What makes a human happy, in a long term sustainable sense? Basic needs being met is certainly a prerequisite – but one can be in prison and have most of that provided. And most people, most of the time, aren’t motivated (and aren’t voting or otherwise politically engaged) purely because of hunger, shelter warmth, etc, but by a much more complex mixture of drives. The deepest natures of which – emotional, psychological, spiritual, ecological – are kept invisible, so most people don’t even know they have them, so they are kept confused, and feeling deeply lacking somewhere in the soul, and not able to see the conceptual magic that hides even the possibility of this. A sense of self that has been cultivated to assume a certain powerlessness and vulnerability. All intermingled with the more concrete and measurable lacks and needs.

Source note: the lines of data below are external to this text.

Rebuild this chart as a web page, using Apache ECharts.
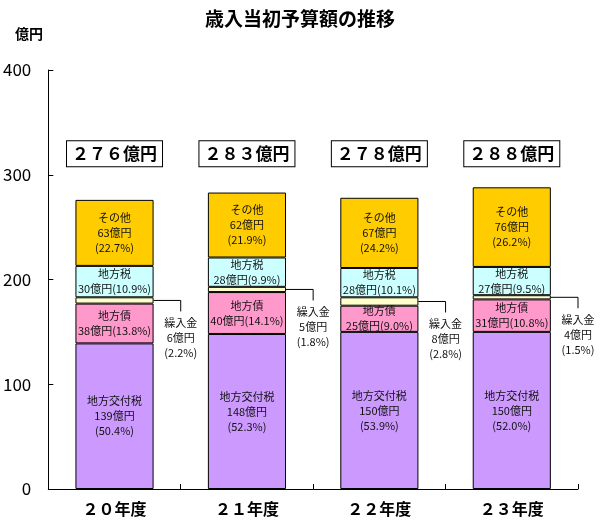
<!DOCTYPE html>
<html style="height: 100%">
<head>
    <meta charset="UTF-8">
    <title>歳入当初予算額の推移</title>
</head>
<body style="height: 100%; margin: 0; background: #fff">
<div id="container" style="width: 600px; height: 529px"></div>

<script type="text/javascript" src="https://cdn.jsdelivr.net/npm/echarts@6/dist/echarts.min.js"></script>
<script type="text/javascript">
    // 年度
    var categories = ['２０年度', '２１年度', '２２年度', '２３年度'];

    // 億円
    var kofuzei = [139, 148, 150, 150];
    var chihosai = [38, 40, 25, 31];
    var kurinyu = [6, 5, 8, 4];
    var chihozei = [30, 28, 28, 27];
    var sonota = [63, 62, 67, 76];

    // 構成比 (%)
    var kofuzeiPct = ['50.4', '52.3', '53.9', '52.0'];
    var chihosaiPct = ['13.8', '14.1', '9.0', '10.8'];
    var kurinyuPct = ['2.2', '1.8', '2.8', '1.5'];
    var chihozeiPct = ['10.9', '9.9', '10.1', '9.5'];
    var sonotaPct = ['22.7', '21.9', '24.2', '26.2'];

    var yTicks = [0, 100, 200, 300, 400];

    var FONT = '"Noto Sans CJK JP", "Noto Sans", sans-serif';
    var BAR_RATIO = 0.59;
    var TOTAL_BOX_LEVEL = 320; // 合計ボックスを置く高さ(軸の値)

    var totals = categories.map(function (c, i) {
        return kofuzei[i] + chihosai[i] + kurinyu[i] + chihozei[i] + sonota[i];
    });

    function zenkaku(s) {
        return String(s).replace(/[0-9]/g, function (d) {
            return String.fromCharCode(d.charCodeAt(0) + 0xFEE0);
        });
    }

    var dom = document.getElementById('container');
    var myChart = echarts.init(dom, null, {renderer: 'canvas'});

    var segLabel = {
        show: true,
        position: 'inside',
        color: '#111',
        fontSize: 11,
        lineHeight: 15,
        fontFamily: FONT
    };

    function barSeries(name, values, color, formatter) {
        return {
            name: name,
            type: 'bar',
            stack: 'total',
            barWidth: (BAR_RATIO * 100) + '%',
            data: values,
            itemStyle: {color: color, borderColor: '#000', borderWidth: 1},
            label: formatter ? Object.assign({formatter: formatter}, segLabel) : {show: false},
            emphasis: {disabled: true}
        };
    }

    var option = {
        animation: false,
        textStyle: {fontFamily: FONT},
        title: [
            {
                text: '歳入当初予算額の推移',
                left: 'center',
                top: 4,
                textStyle: {fontSize: 19, fontWeight: 'bold', color: '#000', fontFamily: FONT}
            },
            {
                text: '億円',
                left: 10,
                top: 22,
                textStyle: {fontSize: 14, fontWeight: 'bold', color: '#000', fontFamily: FONT}
            }
        ],
        grid: {left: 48, right: 22, top: 70, bottom: 40},
        xAxis: {
            type: 'category',
            data: categories,
            axisLine: {lineStyle: {color: '#000', width: 1}},
            axisTick: {show: true, inside: true, length: 5, lineStyle: {color: '#000'}},
            axisLabel: {color: '#000', fontSize: 16, fontWeight: 'bold', margin: 12, fontFamily: FONT}
        },
        yAxis: {
            type: 'value',
            min: yTicks[0],
            max: yTicks[yTicks.length - 1],
            interval: yTicks[1] - yTicks[0],
            axisLine: {show: true, lineStyle: {color: '#000', width: 1}},
            axisTick: {show: true, inside: true, length: 5, lineStyle: {color: '#000'}},
            splitLine: {show: false},
            axisLabel: {color: '#000', fontSize: 17, margin: 17, fontFamily: FONT}
        },
        series: [
            barSeries('地方交付税', kofuzei, '#CC99FF', function (p) {
                return '地方交付税\n' + p.value + '億円\n(' + kofuzeiPct[p.dataIndex] + '%)';
            }),
            barSeries('地方債', chihosai, '#FF99CC', function (p) {
                return '地方債\n' + p.value + '億円(' + chihosaiPct[p.dataIndex] + '%)';
            }),
            barSeries('繰入金', kurinyu, '#FFFFCC', null),
            barSeries('地方税', chihozei, '#CCFFFF', function (p) {
                return '地方税\n' + p.value + '億円(' + chihozeiPct[p.dataIndex] + '%)';
            }),
            barSeries('その他', sonota, '#FFCC00', function (p) {
                return 'その他\n' + p.value + '億円\n(' + sonotaPct[p.dataIndex] + '%)';
            }),
            {
                // 繰入金の引き出し線
                name: '繰入金注記',
                type: 'custom',
                silent: true,
                data: categories.map(function (c, i) {
                    return [i, kofuzei[i] + chihosai[i] + kurinyu[i] / 2, kurinyu[i], kurinyuPct[i]];
                }),
                encode: {x: 0, y: 1},
                renderItem: function (params, api) {
                    var i = api.value(0);
                    var pt = api.coord([i, api.value(1)]);
                    var band = api.size([1, 0])[0];
                    var x0 = pt[0] + band * BAR_RATIO / 2;
                    var x1 = pt[0] + band / 2;
                    var y = pt[1];
                    var d = params.dataIndex;
                    return {
                        type: 'group',
                        children: [
                            {
                                type: 'polyline',
                                shape: {points: [[x0, y], [x1, y], [x1, y + 11]]},
                                style: {stroke: '#000', lineWidth: 1, fill: null}
                            },
                            {
                                type: 'text',
                                style: {
                                    text: '繰入金\n' + kurinyu[d] + '億円\n(' + kurinyuPct[d] + '%)',
                                    x: x1,
                                    y: y + 15,
                                    align: 'center',
                                    verticalAlign: 'top',
                                    fontSize: 11,
                                    lineHeight: 15,
                                    fontFamily: FONT,
                                    fill: '#111'
                                }
                            }
                        ]
                    };
                }
            },
            {
                // 合計ボックス
                name: '合計',
                type: 'custom',
                silent: true,
                data: categories.map(function (c, i) {
                    return [i, TOTAL_BOX_LEVEL, totals[i]];
                }),
                encode: {x: 0, y: 1},
                renderItem: function (params, api) {
                    var pt = api.coord([api.value(0), api.value(1)]);
                    return {
                        type: 'text',
                        style: {
                            text: zenkaku(totals[params.dataIndex]) + '億円',
                            x: pt[0],
                            y: pt[1],
                            align: 'center',
                            verticalAlign: 'middle',
                            fontSize: 17,
                            fontWeight: 'bold',
                            fontFamily: FONT,
                            fill: '#000',
                            backgroundColor: '#fff',
                            borderColor: '#000',
                            borderWidth: 1,
                            padding: [3, 5],
                            lineHeight: 19
                        }
                    };
                }
            }
        ]
    };

    myChart.setOption(option);
</script>
</body>
</html>
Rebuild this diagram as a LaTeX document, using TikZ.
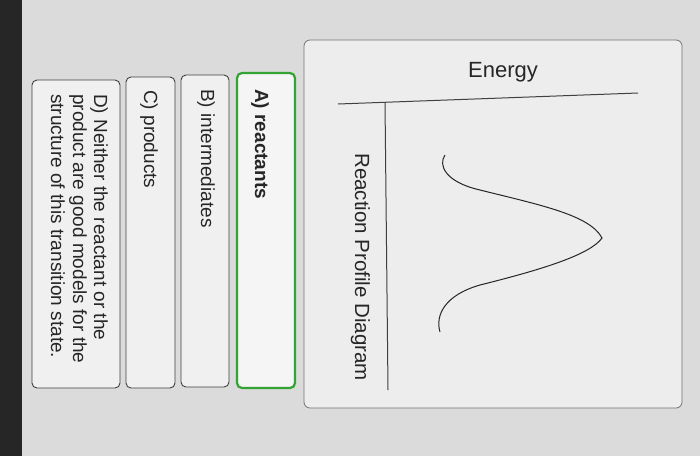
\documentclass[tikz,border=0pt]{standalone}
\usepackage{fontspec}
\setmainfont{Liberation Sans}
\begin{document}
\begin{tikzpicture}[x=1pt,y=-1pt,
  opt/.style={draw=black!75,line width=0.9pt,rounded corners=5pt,fill=black!6},
  lbl/.style={rotate=-90,anchor=base west,inner sep=0pt,font=\fontsize{19}{21}\selectfont,text=black!85},
  ax/.style={draw=black!75,line width=1pt}]
\path[use as bounding box,fill=black!14] (0,0) rectangle (700,456);
\fill[black!85] (0,0) rectangle (22,456);
% diagram panel
\draw[draw=black!55,fill=black!7,rounded corners=6pt,line width=0.8pt] (304,40) rectangle (682,408);
\node[font=\fontsize{22}{24}\selectfont,text=black!85] (energy) at (503,72) {Energy};
\coordinate (h1) at (338,104); \coordinate (h2) at (638,93);
\coordinate (v1) at (385,102); \coordinate (v2) at (388,390);
\draw[ax] (h1) -- (h2);
\draw[ax] (v1) -- (v2);
\node[lbl,font=\fontsize{20.5}{22}\selectfont] (rpd) at (355,153) {Reaction Profile Diagram};
\coordinate (c0) at (445,155); \coordinate (pk) at (602,238); \coordinate (c1) at (440,332);
\draw[black!85,line width=1pt] (c0) .. controls (438,165) and (445,182) .. (480,190)
  .. controls (540,205) and (590,215) .. (pk)
  .. controls (590,255) and (540,270) .. (480,285)
  .. controls (445,295) and (435,315) .. (c1);
% options
\draw[opt,draw=green!55!black!80,line width=2.2pt,fill=black!4] (237,73) rectangle (295,388);
\node[lbl,font=\fontsize{19}{21}\selectfont\bfseries] (a) at (255,89) {A) reactants};
\draw[opt] (181,75) rectangle (229,387); \node[lbl] (b) at (201,89) {B) intermediates};
\draw[opt] (126,77) rectangle (175,388); \node[lbl] (c) at (144,90) {C) products};
\draw[opt] (32,80) rectangle (120,388);
\node[lbl] (d1) at (94,94) {D) Neither the reactant or the};
\node[lbl] (d2) at (73,94) {product are good models for the};
\node[lbl] (d3) at (51,94) {structure of this transition state.};
\end{tikzpicture}
\end{document}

Meaning and belonging and self-determination are all closely related. The positive feedback loop of putting physical bodily effort directly into producing one’s own food, and taking care of one’s own environment, with others, and the feelings that helps create of interdependence across personal, generational, and species boundaries, of no longer feeling vulnerable to or dependent for one’s survival upon the vagaries of vastly complex systems of economics or even just food production that are sensitive to the whims of psychopaths, and that one knows harm ones own environment... these are prerequisites for happiness!

We know how much nature helps. We know how much healthy community interaction and healthy culture help. We know how to build these things – deep in our bones, for they are parts of being human we carried through all the billions of years of becoming us and have only started to forget pretty recently.

So let’s remember to focus on the here and now and cultivate radical happiness. Through each person’s own happiness, we offer those we meet the knowledge that it is available to them too. Hey, maybe we even have just a little capacity to welcome others on board. Word of mouth is always the most effective marketing.

I’m also not sure the message of happiness needs or can even that effectively be delivered by mass media, or memes, or any of that technology, because that all is at root such a large part of the system delivering fear and scarcity into our imaginations and bodies, used to influence and control, through addiction to drama. They come from and grew out of capitalism – like so much of the world’s culture that we have to be brave enough to prepare to let go of. Those channels are specifically designed to soften us into the weak consumers who prop up the capitalist pyramid. Perhaps those channels can help spread the message – but my feeling is that inasmuch as they are designed to steal our attention (perhaps our greatest gift), it’s best to return as much of our focus as possible to our physical here and now, and let the digital take care of itself somewhat. Or at least use those channels to keep reminding people to get off them.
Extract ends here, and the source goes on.